Peter Norris - The good old days - Queenstown of old

Peter Norris is what you’d call ‘old school Queenstown’, born just before World War II broke out in 1939, in a town of just over 1500 people, the solo local cop never far behind him and his mates and their boyhood antics.
His earliest memory was at six: “Two aeroplanes came roaring across the town and there was lots of hilarity. People were yelling and carrying on downtown.” The war had ended.
Growing up in his mother’s family home – Grand View on the Western Terrace at the top of Lake Street where his aunties had run a boarding house, Queenstown was no place for sissies back then.
Sold 15 years ago, the house was lovingly restored as a winery building – the worn wooden groove in the front step untouched. There was no insulation, just scrim. “If you didn’t get the windows up before winter, they’d stay partially open, frozen until spring, as they went up and down with weights.”
Peter’s mum had played the piano at the picture theatre for the silent movies. “If the cowboys were chasing the Indians she’d play faster.
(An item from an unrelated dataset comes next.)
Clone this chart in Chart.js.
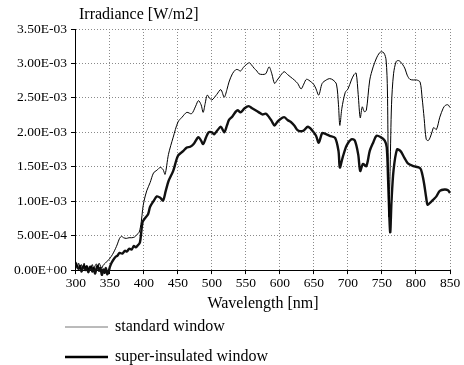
<!DOCTYPE html>
<html lang="en">
<head>
    <meta charset="UTF-8">
    <title>Irradiance through windows</title>
    <script src="https://cdn.jsdelivr.net/npm/chart.js"></script>
    <style>
        html, body {
            margin: 0;
            padding: 0;
            background: #fff;
        }
        #wrap {
            width: 464px;
            height: 365px;
        }
    </style>
</head>
<body>
    <div id="wrap"><canvas id="irradianceChart"></canvas></div>

    <script>
        // data (irradiance in units of 1E-03 W/m2)
        const stdWavelength = [
            300, 302, 304, 306, 308, 310, 312, 314, 316, 318, 320, 322, 324, 326, 328, 330, 332, 334, 336, 338,
            340, 343, 346, 349, 352, 355, 358, 361, 364, 367, 370, 374, 378, 382, 386, 390, 393, 396, 398, 400,
            404, 409, 414, 419, 424, 428, 431, 436, 443, 450, 456, 463, 470, 476, 480, 484, 487, 490, 493, 497,
            500, 507, 513, 518, 522, 525, 530, 535, 538, 542, 546, 550, 555, 558, 562, 566, 569, 574, 579, 584,
            588, 592, 596, 599, 606, 611, 616, 621, 626, 631, 635, 639, 646, 650, 653, 657, 662, 668, 673, 678,
            683, 686, 688, 691, 696, 700, 705, 709, 712, 715, 718, 721, 724, 727, 732, 737, 742, 746, 749, 753,
            756, 758, 760, 762, 764, 767, 771, 775, 780, 784, 787, 791, 796, 801, 806, 809, 812, 815, 818, 821,
            824, 826, 830, 835, 840, 843, 847, 850
        ];
        const stdIrradiance = [
            0.12, 0.05, 0.10, 0.02, 0.08, 0.04, 0.10, 0.03, 0.07, 0.01, 0.06, 0.03, 0.08, 0.02, 0.06, 0.09, 0.04, 0.10, 0.06, 0.03,
            0.07, 0.10, 0.13, 0.16, 0.20, 0.25, 0.31, 0.38, 0.46, 0.49, 0.47, 0.46, 0.47, 0.47, 0.48, 0.52, 0.55, 0.70, 0.88, 1.00,
            1.15, 1.27, 1.41, 1.45, 1.49, 1.46, 1.39, 1.68, 1.93, 2.15, 2.22, 2.29, 2.27, 2.38, 2.46, 2.40, 2.29, 2.42, 2.54, 2.49,
            2.47, 2.55, 2.62, 2.51, 2.62, 2.73, 2.85, 2.91, 2.91, 2.89, 2.94, 2.98, 3.01, 2.98, 2.93, 2.89, 2.85, 2.84, 2.85, 2.95,
            2.85, 2.71, 2.76, 2.80, 2.88, 2.84, 2.80, 2.76, 2.71, 2.63, 2.70, 2.77, 2.73, 2.69, 2.63, 2.54, 2.71, 2.76, 2.78, 2.76,
            2.70, 2.40, 2.10, 2.35, 2.58, 2.63, 2.76, 2.84, 2.86, 2.55, 2.21, 2.37, 2.30, 2.32, 2.76, 2.95, 3.08, 3.15, 3.17, 3.15,
            3.05, 2.60, 0.78, 1.50, 2.40, 2.85, 3.03, 3.04, 2.99, 2.92, 2.83, 2.77, 2.76, 2.76, 2.73, 2.50, 2.20, 1.90, 1.88, 1.93,
            2.02, 2.07, 2.04, 2.22, 2.35, 2.39, 2.40, 2.36
        ];

        const superWavelength = [
            300, 302, 304, 306, 308, 310, 312, 314, 316, 318, 320, 322, 324, 326, 328, 330, 332, 334, 336, 338,
            340, 342, 344, 346, 348, 350, 352, 355, 358, 361, 364, 368, 372, 375, 378, 382, 385, 388, 391, 394,
            396, 398, 402, 406, 409, 414, 419, 424, 428, 432, 436, 443, 450, 458, 463, 468, 473, 480, 484, 487,
            491, 495, 500, 503, 508, 513, 518, 522, 525, 530, 535, 538, 542, 548, 554, 559, 564, 569, 574, 579,
            584, 588, 592, 596, 599, 606, 611, 616, 621, 626, 634, 641, 648, 653, 657, 662, 666, 673, 681, 686,
            688, 692, 698, 705, 710, 715, 718, 722, 727, 732, 737, 742, 748, 754, 757, 759, 762, 764, 767, 772,
            777, 783, 788, 796, 806, 809, 812, 815, 817, 821, 825, 830, 835, 842, 847, 850
        ];
        const superIrradiance = [
            0.10, 0.04, 0.02, 0.06, -0.02, 0.03, 0.06, 0.00, 0.05, -0.03, 0.02, 0.05, -0.02, 0.03, -0.05, 0.02, 0.06, -0.01, 0.03, -0.07,
            0.01, -0.04, 0.03, -0.06, -0.02, 0.05, 0.10, 0.15, 0.19, 0.21, 0.25, 0.24, 0.28, 0.27, 0.31, 0.30, 0.35, 0.33, 0.36, 0.40,
            0.55, 0.70, 0.76, 0.81, 0.92, 1.00, 1.07, 1.05, 1.01, 1.15, 1.29, 1.44, 1.66, 1.73, 1.78, 1.79, 1.83, 1.93, 1.88, 1.83,
            1.92, 2.00, 2.00, 1.97, 2.03, 2.08, 2.00, 2.10, 2.18, 2.23, 2.30, 2.32, 2.29, 2.35, 2.38, 2.35, 2.32, 2.29, 2.26, 2.27,
            2.22, 2.16, 2.10, 2.15, 2.18, 2.22, 2.18, 2.15, 2.10, 2.03, 2.02, 2.08, 2.02, 1.95, 1.85, 1.99, 1.98, 1.95, 1.92, 1.73,
            1.49, 1.63, 1.81, 1.90, 1.88, 1.68, 1.44, 1.54, 1.51, 1.73, 1.85, 1.95, 1.93, 1.88, 1.78, 1.30, 0.55, 1.00, 1.45, 1.75,
            1.73, 1.63, 1.55, 1.51, 1.48, 1.40, 1.25, 1.05, 0.95, 0.98, 1.02, 1.07, 1.15, 1.17, 1.16, 1.12
        ];

        const seriesNames = ['standard window', 'super-insulated window'];
        const xAxisTitle = 'Wavelength [nm]';
        const yAxisTitle = 'Irradiance [W/m2]';
        const xTicks = { min: 300, max: 850, step: 50 };
        const yTicks = { min: 0, max: 0.0035, step: 0.0005 };

        const serif = "'Liberation Serif', 'DejaVu Serif', serif";

        function toPoints(xs, ys) {
            return xs.map((x, i) => ({ x: x, y: ys[i] * 1e-3 }));
        }

        // 3.50E-03 style labels
        function sciLabel(v) {
            if (Math.abs(v) < 1e-12) return '0.00E+00';
            let e = Math.floor(Math.log10(Math.abs(v)) + 1e-9);
            let m = (v / Math.pow(10, e)).toFixed(2);
            if (m === '10.00') { e++; m = (v / Math.pow(10, e)).toFixed(2); }
            return m + 'E' + (e < 0 ? '-' : '+') + String(Math.abs(e)).padStart(2, '0');
        }

        // caption above the y axis and the stacked legend under the chart
        const extraText = {
            id: 'extraText',
            afterDraw(chart) {
                const ctx = chart.ctx;
                ctx.save();
                ctx.fillStyle = '#000';
                ctx.textBaseline = 'middle';
                ctx.textAlign = 'left';
                ctx.font = '16px ' + serif;
                ctx.fillText(yAxisTitle, chart.chartArea.left + 3, 15);

                const rows = [327, 357];
                chart.data.datasets.forEach((ds, i) => {
                    const y = rows[i];
                    ctx.beginPath();
                    ctx.strokeStyle = i === 0 ? '#777' : '#000';
                    ctx.lineWidth = ds.borderWidth;
                    ctx.moveTo(65, y);
                    ctx.lineTo(108, y);
                    ctx.stroke();
                    ctx.fillText(ds.label, 115, y);
                });
                ctx.restore();
            }
        };

        const ctx = document.getElementById('irradianceChart').getContext('2d');
        new Chart(ctx, {
            type: 'line',
            data: {
                datasets: [
                    {
                        label: seriesNames[0],
                        data: toPoints(stdWavelength, stdIrradiance),
                        borderColor: '#000',
                        borderWidth: 1,
                        pointRadius: 0,
                        tension: 0.3,
                        fill: false,
                        clip: 6
                    },
                    {
                        label: seriesNames[1],
                        data: toPoints(superWavelength, superIrradiance),
                        borderColor: '#111',
                        borderWidth: 2.4,
                        pointRadius: 0,
                        tension: 0.3,
                        fill: false,
                        clip: 6
                    }
                ]
            },
            options: {
                responsive: true,
                maintainAspectRatio: false,
                animation: false,
                layout: {
                    padding: { top: 29, left: 10, right: 14, bottom: 49.5 }
                },
                plugins: {
                    legend: { display: false },
                    tooltip: { enabled: false }
                },
                scales: {
                    x: {
                        type: 'linear',
                        min: xTicks.min,
                        max: xTicks.max,
                        ticks: {
                            stepSize: xTicks.step,
                            color: '#000',
                            font: { family: serif, size: 13.5 },
                            padding: 1,
                            maxRotation: 0,
                            autoSkip: false
                        },
                        grid: { color: '#8a8a8a', tickColor: '#000', tickLength: 4 },
                        border: { display: true, color: '#000', width: 1, dash: [1, 2] },
                        title: {
                            display: true,
                            text: xAxisTitle,
                            color: '#000',
                            font: { family: serif, size: 16 },
                            padding: { top: 2, bottom: 2 }
                        }
                    },
                    y: {
                        type: 'linear',
                        min: yTicks.min,
                        max: yTicks.max,
                        ticks: {
                            stepSize: yTicks.step,
                            color: '#000',
                            font: { family: serif, size: 13.5 },
                            padding: 4,
                            autoSkip: false,
                            callback: (v) => sciLabel(v)
                        },
                        grid: { color: '#8a8a8a', tickColor: '#000', tickLength: 5 },
                        border: { display: true, color: '#000', width: 1, dash: [1, 2] }
                    }
                }
            },
            plugins: [extraText]
        });
    </script>
</body>
</html>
She played the whole score.”
Before marrying Peter’s dad – a Coronet Peak Station musterer and Skippers truckie, she’d head up to Skippers on a horse-drawn dray with about 23 others where their band played all night at the Skippers Hall, arriving back just before sunrise.
A strong sportsman, Peter represented Queenstown District High School in rugby around Central Otago. School skiing wasn’t as classy as now, a nutcracker rope tow – Peter and his mates skiing the tow wide to dislodge the “upmarket Canterbury people” behind, sending them flying off into the snow.
Training with the New Zealand Junior Race Squad, a serious accident at 15 put paid to that when Peter crashed into the rocks at Rocky Gully, missing a corner. He spent five months in hospital with a fractured hip, then flown to Dunedin for surgery, followed by six months’ rehabilitation.
At 19, he narrowly escaped death when heading to a rugby match in Cromwell with teammates. “Just before Roaring Meg the car steering wheel gave way and we went over the side, rolling four times and bouncing down towards the Kawarau, miraculously stopping in a rosehip bush. I flew out the back window and landed in bushes.” It took a week for the two black eyes to appear.
Growing up was one big adventure, the Fire Brigade once having to rescue Peter at 10 after he climbed a tall pine tree and got stuck.
“Us kids caused havoc in the town, but we always had a pact not to go far enough to ruin our family name,” he grins. “It was either us or the Hood boys.”
Sergeant Leo Daly was unimpressed. No drinking within 200m of a dance hall, but somehow they always sneaked in.
However, as youngsters Daly usually won. “We made a makeshift bomb with an old glass marble top lemonade bottle, putting carbide and a bit of water in it,” Peter says. “We shoved it under Horne Creek bridge when the trout were spawning and ‘Boom’! Up a couple would float.” Once they raced up to the cemetery, to light a fire and cook them up. “Then we heard, ‘Norris! Come with me!’.” The policeman and fisheries officer marched us down to the station, showed us the cell and Daly threatened, ‘Next time you’re spending time in here’.” No more fish explosions.
Peter had to abandon his carpentry apprenticeship after the ski accident, but worked at the old stone Buckham’s Brewery, later working as a builder in Invercargill and at Makarewa Freezing Works. He met wife of 57 years Christie in Invercargill.
He did maintenance work at Travelodge and was a part-time barman at the White Star Hotel, working nightshifts for some years on the Post Office manual telephone exchange.
On New Year’s Day, 1970, Peter spotted smoke pouring from the White Star across the road, hitting the fire alarm and sending his switchboard alight with fire volunteers ringing to ask where the fire was.
The hotel was badly burnt, but Peter managed to retrieve stone from the fireplace and built a barbecue on his own Lake Street property.
Exchange operators harboured many town secrets. “Some of us would listen to people’s juicy conversations,” he says. “A well-known man once rang and said, ‘Pete, dial this number and if a guy answers say it’s a mistake. If it’s a woman put me through.”
In 1980 Peter and Christie moved to Cambridge beginning a career managing rest homes, turning their beautiful historic Matamata home into a rest home, making several North Island moves, before growing Leucadendron’s for the Japanese market at Te Puna.
They’ve been retired in Papamoa, near Tauranga, for 10 years.
While he doesn’t miss the cold winters, Peter unfortunately had to return to his old home base last month (August) for the funeral of his elder brother Beau, just Peter and and the youngest of his two sisters, Eileen, flying the family flag now.